Life Saving Lifeguards Honored For Pool Save

Lifeguards Colleen Hamm (left) and Abigail Baruch Fry were honored for saving a 12-year-old swimmer from drowning during a ceremony with MCFRS Battalion Chief Jim Resnick

Two local lifeguards who saved a 12-year-old boy from drowning at a Bethesda pool were honored over the weekend for their life saving work under pressure.

On May 29, Montgomery County Fire and Rescue Services got multiple 911 calls from the  the Little Falls Swim Club (5001 Little Falls Dr.) reporting a drowning.
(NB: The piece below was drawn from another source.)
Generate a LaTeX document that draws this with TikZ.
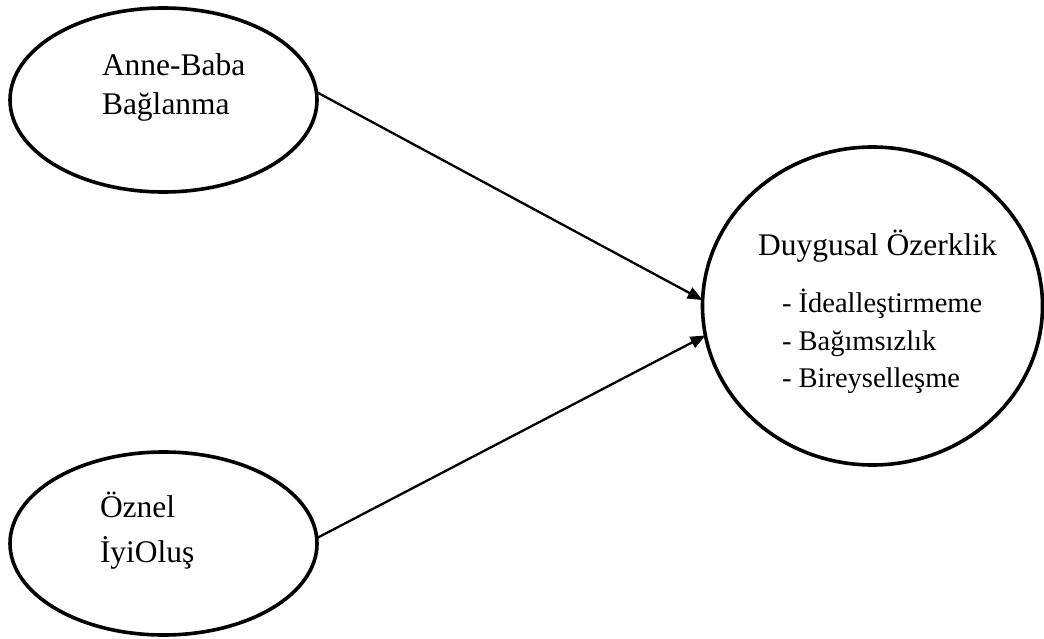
\documentclass[tikz,border=0pt]{standalone}
\usepackage{fontspec}
\setmainfont{Liberation Serif}
\usetikzlibrary{shapes.geometric,arrows.meta}
\begin{document}
\begin{tikzpicture}[x=1pt,y=-1pt,
  oval/.style={ellipse, draw, line width=3.6pt, inner sep=0pt, outer sep=0pt},
  lbl/.style={anchor=base west, inner sep=0pt, outer sep=0pt, font=\fontsize{31.5}{38}\selectfont},
  item/.style={anchor=base west, inner sep=0pt, outer sep=0pt, font=\fontsize{28.5}{34}\selectfont},
  link/.style={line width=2.3pt, -{Triangle[length=15pt,width=12pt]}}]
\useasboundingbox (0,0) rectangle (1044,639);
\fill[white] (0,0) rectangle (1044,639);
% shapes
\node[oval, minimum width=307pt, minimum height=184pt] (a) at (163.5,100) {};
\node[oval, minimum width=307pt, minimum height=183pt] (b) at (163.5,543.5) {};
\node[oval, minimum width=340pt, minimum height=318pt] (c) at (872.5,306) {};
% texts
\node[lbl] (a1) at (102,76) {Anne-Baba};
\node[lbl] (a2) at (102,115) {Bağlanma};
\node[lbl] (b1) at (100,517) {Öznel};
\node[lbl] (b2) at (100,562) {İyiOluş};
\node[lbl] (c0) at (758,255) {Duygusal Özerklik};
\node[item] (c1) at (782,312) {- İdealleştirmeme};
\node[item] (c2) at (782,350) {- Bağımsızlık};
\node[item] (c3) at (782,387) {- Bireyselleşme};
% connectors
\draw[link] (a.3) -- (c.178);
\draw[link] (b.2) -- (c.190);
\end{tikzpicture}
\end{document}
By the time crews from the Glen Echo Fire Station, Bethesda Fire Station and Bethesda-Chevy Chase Rescue Squad arrived, Battalion Chief Jim Resnick said lifeguard Abigail Baruch Fry and pool manager Colleen Hamm had rescued the boy from the bottom of the 12-foot deep diving well and conducted CPR. The boy was awake, alert and talking when first responders took him to Children’s Hospital for a follow-up evaluation.

He left the hospital shortly after the incident and is actually in the middle of swimming lessons.

On Saturday at the Swim Club, Resnick and MCFRS officials honored Fry and Hamm for their efforts.

“It was a pretty interesting day. Obviously no one expects that to happen,” said Hamm, 23, who grew up at the pool and has worked there for eight years. “I guess the lesson is not to take lifeguarding lightly.”

The pool will now require swim tests for any swimmer who wants to go in the deep end. Fry, a rising junior at Bethesda-Chevy Chase High School, was the lifeguard on duty who rescued the boy from the bottom of the pool.

“It’s exactly what they were trained for, but in any type of emergency situation, you can train and train and train, but being able to execute and execute it perfectly is what this was all about,” said Resnick in a ceremony that included the lifeguards’ parents and pool members. “We could not be prouder of either of you.”

There are about 3,500 unintentional, non-boating related drownings per year in the U.S., according to the Centers for Disease Control. Most involve children. Last summer, a 7-year-old girl at the River Falls Community Center pool in Potomac nearly drowned.